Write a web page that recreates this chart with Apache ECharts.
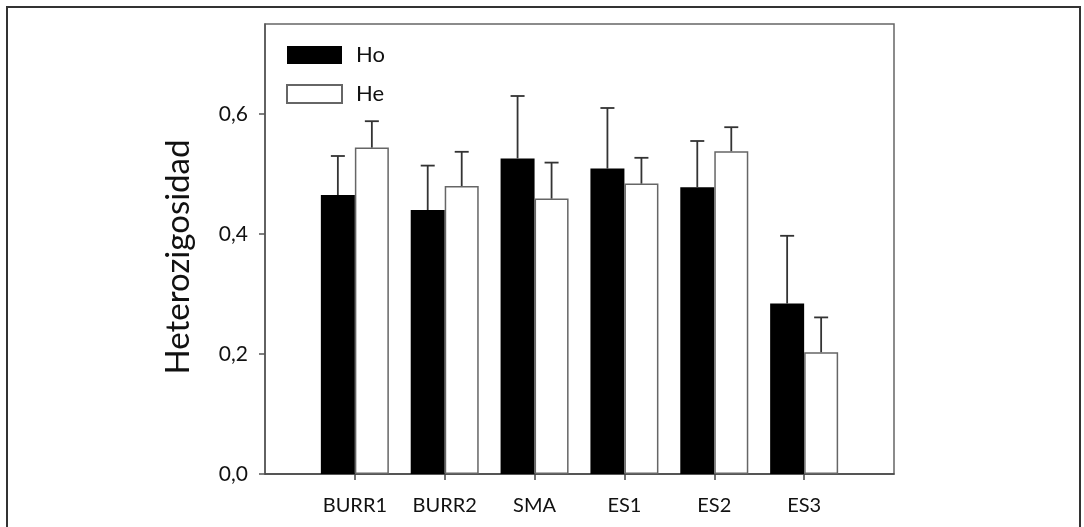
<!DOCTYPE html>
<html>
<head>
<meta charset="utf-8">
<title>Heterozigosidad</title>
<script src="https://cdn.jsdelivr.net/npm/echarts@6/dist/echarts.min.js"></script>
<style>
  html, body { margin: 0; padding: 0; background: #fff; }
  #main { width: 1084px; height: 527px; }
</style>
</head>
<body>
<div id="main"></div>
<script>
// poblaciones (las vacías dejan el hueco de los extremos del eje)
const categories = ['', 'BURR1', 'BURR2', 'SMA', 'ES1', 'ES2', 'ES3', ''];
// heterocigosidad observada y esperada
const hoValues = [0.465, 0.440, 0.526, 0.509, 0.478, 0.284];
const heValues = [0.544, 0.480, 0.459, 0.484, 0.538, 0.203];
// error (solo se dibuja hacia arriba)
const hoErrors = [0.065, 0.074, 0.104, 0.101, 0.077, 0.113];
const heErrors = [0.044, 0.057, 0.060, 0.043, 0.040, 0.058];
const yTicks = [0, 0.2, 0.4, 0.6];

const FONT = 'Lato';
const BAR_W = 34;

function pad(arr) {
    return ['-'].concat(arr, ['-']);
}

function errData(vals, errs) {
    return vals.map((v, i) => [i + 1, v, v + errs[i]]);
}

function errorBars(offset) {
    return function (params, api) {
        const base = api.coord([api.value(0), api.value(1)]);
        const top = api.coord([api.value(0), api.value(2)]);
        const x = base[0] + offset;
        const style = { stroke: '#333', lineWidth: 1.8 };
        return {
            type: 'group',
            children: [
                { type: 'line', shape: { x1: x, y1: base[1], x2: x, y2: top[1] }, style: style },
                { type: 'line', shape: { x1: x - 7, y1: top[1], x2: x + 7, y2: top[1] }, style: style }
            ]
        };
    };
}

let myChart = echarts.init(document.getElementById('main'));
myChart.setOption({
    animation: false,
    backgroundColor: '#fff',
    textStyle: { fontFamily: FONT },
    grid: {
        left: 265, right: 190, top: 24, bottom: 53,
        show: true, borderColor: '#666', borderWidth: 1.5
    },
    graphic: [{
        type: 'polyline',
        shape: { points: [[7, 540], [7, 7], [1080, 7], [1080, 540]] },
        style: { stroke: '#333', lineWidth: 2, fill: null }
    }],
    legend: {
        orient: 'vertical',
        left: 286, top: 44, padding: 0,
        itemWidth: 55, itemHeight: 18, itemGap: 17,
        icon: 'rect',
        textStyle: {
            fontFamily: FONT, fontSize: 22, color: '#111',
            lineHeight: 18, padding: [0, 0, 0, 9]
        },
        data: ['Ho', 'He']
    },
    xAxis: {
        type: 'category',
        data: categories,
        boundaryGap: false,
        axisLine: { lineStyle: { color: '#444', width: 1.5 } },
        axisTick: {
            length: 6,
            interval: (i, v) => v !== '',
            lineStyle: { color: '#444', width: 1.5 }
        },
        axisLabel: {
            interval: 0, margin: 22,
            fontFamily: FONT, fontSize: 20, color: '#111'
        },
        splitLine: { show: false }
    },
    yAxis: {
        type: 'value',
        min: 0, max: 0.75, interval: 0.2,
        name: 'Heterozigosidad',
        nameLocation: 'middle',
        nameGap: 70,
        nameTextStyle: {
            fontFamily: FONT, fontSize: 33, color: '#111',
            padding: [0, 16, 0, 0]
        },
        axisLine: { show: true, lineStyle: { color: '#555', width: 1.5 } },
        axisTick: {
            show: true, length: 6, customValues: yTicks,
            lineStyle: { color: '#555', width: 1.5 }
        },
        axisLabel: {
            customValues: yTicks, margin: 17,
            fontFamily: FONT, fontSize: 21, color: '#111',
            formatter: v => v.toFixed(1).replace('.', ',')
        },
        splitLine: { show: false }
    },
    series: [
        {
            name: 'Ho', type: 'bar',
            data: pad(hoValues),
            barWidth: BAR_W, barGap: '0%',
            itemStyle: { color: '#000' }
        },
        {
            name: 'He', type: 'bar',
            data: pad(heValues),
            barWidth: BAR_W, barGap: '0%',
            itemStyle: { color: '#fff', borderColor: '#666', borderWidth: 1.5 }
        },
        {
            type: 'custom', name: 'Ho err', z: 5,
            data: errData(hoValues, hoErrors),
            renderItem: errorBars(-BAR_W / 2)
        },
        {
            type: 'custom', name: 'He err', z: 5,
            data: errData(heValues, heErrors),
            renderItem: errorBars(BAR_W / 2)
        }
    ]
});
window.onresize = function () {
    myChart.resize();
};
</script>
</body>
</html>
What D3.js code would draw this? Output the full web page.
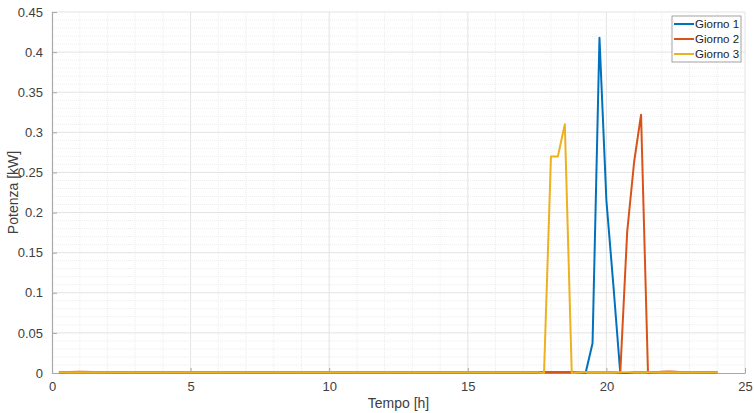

****************

● **Given problem**: Transcribe the whole listing exactly. Pictures stay out of your copy.

● **Task answer**:
Write a web page that recreates this chart with Apache ECharts.
<!DOCTYPE html>
<html>
<head>
<meta charset="utf-8">
<title>Heterozigosidad</title>
<script src="https://cdn.jsdelivr.net/npm/echarts@6/dist/echarts.min.js"></script>
<style>
  html, body { margin: 0; padding: 0; background: #fff; }
  #main { width: 1084px; height: 527px; }
</style>
</head>
<body>
<div id="main"></div>
<script>
// poblaciones (las vacías dejan el hueco de los extremos del eje)
const categories = ['', 'BURR1', 'BURR2', 'SMA', 'ES1', 'ES2', 'ES3', ''];
// heterocigosidad observada y esperada
const hoValues = [0.465, 0.440, 0.526, 0.509, 0.478, 0.284];
const heValues = [0.544, 0.480, 0.459, 0.484, 0.538, 0.203];
// error (solo se dibuja hacia arriba)
const hoErrors = [0.065, 0.074, 0.104, 0.101, 0.077, 0.113];
const heErrors = [0.044, 0.057, 0.060, 0.043, 0.040, 0.058];
const yTicks = [0, 0.2, 0.4, 0.6];

const FONT = 'Lato';
const BAR_W = 34;

function pad(arr) {
    return ['-'].concat(arr, ['-']);
}

function errData(vals, errs) {
    return vals.map((v, i) => [i + 1, v, v + errs[i]]);
}

function errorBars(offset) {
    return function (params, api) {
        const base = api.coord([api.value(0), api.value(1)]);
        const top = api.coord([api.value(0), api.value(2)]);
        const x = base[0] + offset;
        const style = { stroke: '#333', lineWidth: 1.8 };
        return {
            type: 'group',
            children: [
                { type: 'line', shape: { x1: x, y1: base[1], x2: x, y2: top[1] }, style: style },
                { type: 'line', shape: { x1: x - 7, y1: top[1], x2: x + 7, y2: top[1] }, style: style }
            ]
        };
    };
}

let myChart = echarts.init(document.getElementById('main'));
myChart.setOption({
    animation: false,
    backgroundColor: '#fff',
    textStyle: { fontFamily: FONT },
    grid: {
        left: 265, right: 190, top: 24, bottom: 53,
        show: true, borderColor: '#666', borderWidth: 1.5
    },
    graphic: [{
        type: 'polyline',
        shape: { points: [[7, 540], [7, 7], [1080, 7], [1080, 540]] },
        style: { stroke: '#333', lineWidth: 2, fill: null }
    }],
    legend: {
        orient: 'vertical',
        left: 286, top: 44, padding: 0,
        itemWidth: 55, itemHeight: 18, itemGap: 17,
        icon: 'rect',
        textStyle: {
            fontFamily: FONT, fontSize: 22, color: '#111',
            lineHeight: 18, padding: [0, 0, 0, 9]
        },
        data: ['Ho', 'He']
    },
    xAxis: {
        type: 'category',
        data: categories,
        boundaryGap: false,
        axisLine: { lineStyle: { color: '#444', width: 1.5 } },
        axisTick: {
            length: 6,
            interval: (i, v) => v !== '',
            lineStyle: { color: '#444', width: 1.5 }
        },
        axisLabel: {
            interval: 0, margin: 22,
            fontFamily: FONT, fontSize: 20, color: '#111'
        },
        splitLine: { show: false }
    },
    yAxis: {
        type: 'value',
        min: 0, max: 0.75, interval: 0.2,
        name: 'Heterozigosidad',
        nameLocation: 'middle',
        nameGap: 70,
        nameTextStyle: {
            fontFamily: FONT, fontSize: 33, color: '#111',
            padding: [0, 16, 0, 0]
        },
        axisLine: { show: true, lineStyle: { color: '#555', width: 1.5 } },
        axisTick: {
            show: true, length: 6, customValues: yTicks,
            lineStyle: { color: '#555', width: 1.5 }
        },
        axisLabel: {
            customValues: yTicks, margin: 17,
            fontFamily: FONT, fontSize: 21, color: '#111',
            formatter: v => v.toFixed(1).replace('.', ',')
        },
        splitLine: { show: false }
    },
    series: [
        {
            name: 'Ho', type: 'bar',
            data: pad(hoValues),
            barWidth: BAR_W, barGap: '0%',
            itemStyle: { color: '#000' }
        },
        {
            name: 'He', type: 'bar',
            data: pad(heValues),
            barWidth: BAR_W, barGap: '0%',
            itemStyle: { color: '#fff', borderColor: '#666', borderWidth: 1.5 }
        },
        {
            type: 'custom', name: 'Ho err', z: 5,
            data: errData(hoValues, hoErrors),
            renderItem: errorBars(-BAR_W / 2)
        },
        {
            type: 'custom', name: 'He err', z: 5,
            data: errData(heValues, heErrors),
            renderItem: errorBars(BAR_W / 2)
        }
    ]
});
window.onresize = function () {
    myChart.resize();
};
</script>
</body>
</html>
What D3.js code would draw this? Output the full web page.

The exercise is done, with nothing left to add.